> WHAT THE EXERCISE ASKS:
Go through the lines below. Copy those with "this".

> EXERCISE INPUT:
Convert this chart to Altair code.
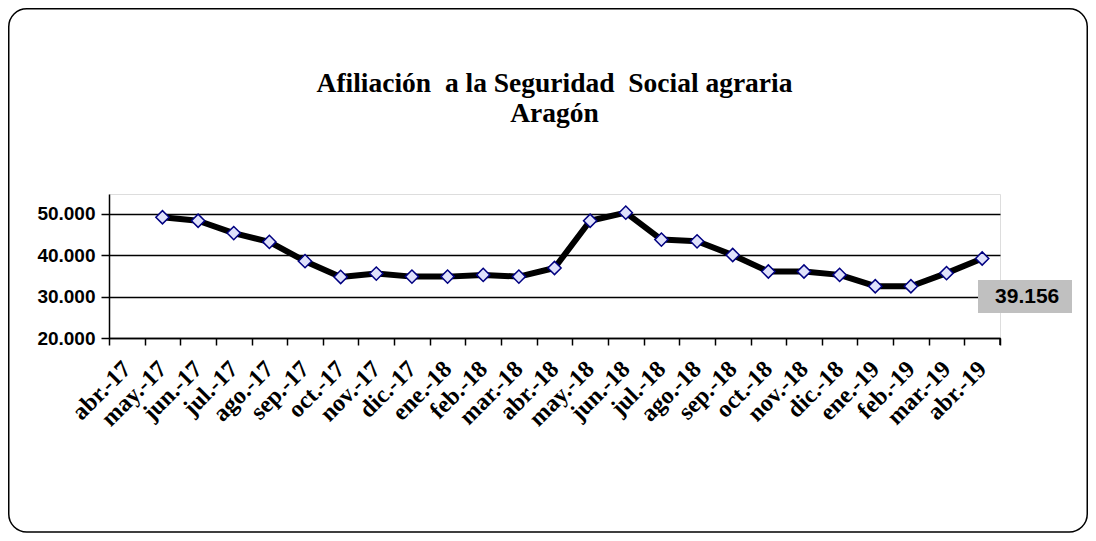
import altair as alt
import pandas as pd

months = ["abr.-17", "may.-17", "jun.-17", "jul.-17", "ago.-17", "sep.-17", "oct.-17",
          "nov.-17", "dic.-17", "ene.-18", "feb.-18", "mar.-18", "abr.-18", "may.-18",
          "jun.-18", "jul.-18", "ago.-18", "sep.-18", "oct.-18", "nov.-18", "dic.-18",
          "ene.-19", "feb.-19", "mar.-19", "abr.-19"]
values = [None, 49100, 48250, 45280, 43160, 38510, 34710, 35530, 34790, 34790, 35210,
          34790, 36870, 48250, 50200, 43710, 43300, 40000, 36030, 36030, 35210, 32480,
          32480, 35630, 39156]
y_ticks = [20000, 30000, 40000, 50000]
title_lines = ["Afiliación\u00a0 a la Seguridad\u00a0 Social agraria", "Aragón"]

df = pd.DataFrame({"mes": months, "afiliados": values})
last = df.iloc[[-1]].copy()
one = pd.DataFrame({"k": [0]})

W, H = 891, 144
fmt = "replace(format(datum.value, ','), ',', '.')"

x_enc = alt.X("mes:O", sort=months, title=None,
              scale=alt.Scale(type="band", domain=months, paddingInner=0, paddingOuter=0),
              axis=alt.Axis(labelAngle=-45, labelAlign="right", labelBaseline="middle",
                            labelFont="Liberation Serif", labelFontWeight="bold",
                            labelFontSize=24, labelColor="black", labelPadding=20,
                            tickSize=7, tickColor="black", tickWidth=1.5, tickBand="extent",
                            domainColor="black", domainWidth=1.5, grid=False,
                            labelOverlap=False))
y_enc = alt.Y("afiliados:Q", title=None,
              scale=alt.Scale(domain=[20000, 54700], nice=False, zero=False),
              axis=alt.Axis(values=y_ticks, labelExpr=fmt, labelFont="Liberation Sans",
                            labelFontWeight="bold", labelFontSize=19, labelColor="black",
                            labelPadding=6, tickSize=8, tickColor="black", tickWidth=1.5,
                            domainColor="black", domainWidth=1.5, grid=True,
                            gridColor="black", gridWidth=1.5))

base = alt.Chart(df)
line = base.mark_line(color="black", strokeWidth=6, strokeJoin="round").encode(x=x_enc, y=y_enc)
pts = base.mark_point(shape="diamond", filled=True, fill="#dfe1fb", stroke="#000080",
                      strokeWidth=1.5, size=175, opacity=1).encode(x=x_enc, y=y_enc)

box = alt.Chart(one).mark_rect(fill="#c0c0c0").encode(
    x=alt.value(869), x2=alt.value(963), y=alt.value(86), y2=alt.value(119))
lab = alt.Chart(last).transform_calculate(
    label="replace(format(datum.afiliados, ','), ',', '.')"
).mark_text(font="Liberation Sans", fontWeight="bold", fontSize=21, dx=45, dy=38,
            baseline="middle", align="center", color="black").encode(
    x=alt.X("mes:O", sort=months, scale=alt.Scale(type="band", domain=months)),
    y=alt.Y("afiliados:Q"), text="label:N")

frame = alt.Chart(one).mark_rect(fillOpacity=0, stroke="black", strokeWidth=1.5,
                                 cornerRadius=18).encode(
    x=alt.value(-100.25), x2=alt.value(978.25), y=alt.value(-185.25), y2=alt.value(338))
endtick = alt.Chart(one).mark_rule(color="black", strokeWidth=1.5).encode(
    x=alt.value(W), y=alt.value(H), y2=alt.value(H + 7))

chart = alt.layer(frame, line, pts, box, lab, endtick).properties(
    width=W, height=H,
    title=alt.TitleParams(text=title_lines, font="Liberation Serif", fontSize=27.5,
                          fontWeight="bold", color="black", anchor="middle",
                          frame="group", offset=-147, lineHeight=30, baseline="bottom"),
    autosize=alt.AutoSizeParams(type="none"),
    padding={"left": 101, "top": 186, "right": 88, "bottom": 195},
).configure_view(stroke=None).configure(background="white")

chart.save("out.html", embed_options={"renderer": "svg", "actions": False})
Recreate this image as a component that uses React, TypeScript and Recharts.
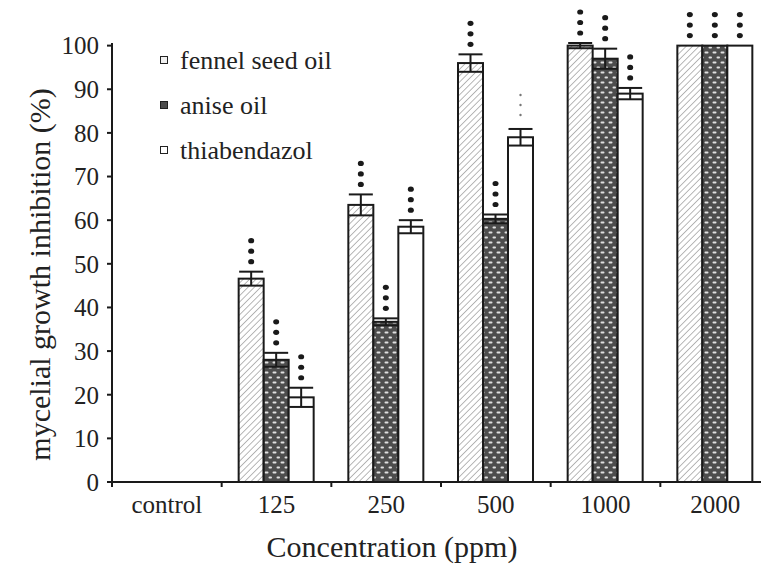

> SOLUTION TO THE EXERCISE:
Convert this chart to Altair code.
Recreate this image as a component that uses React, TypeScript and Recharts.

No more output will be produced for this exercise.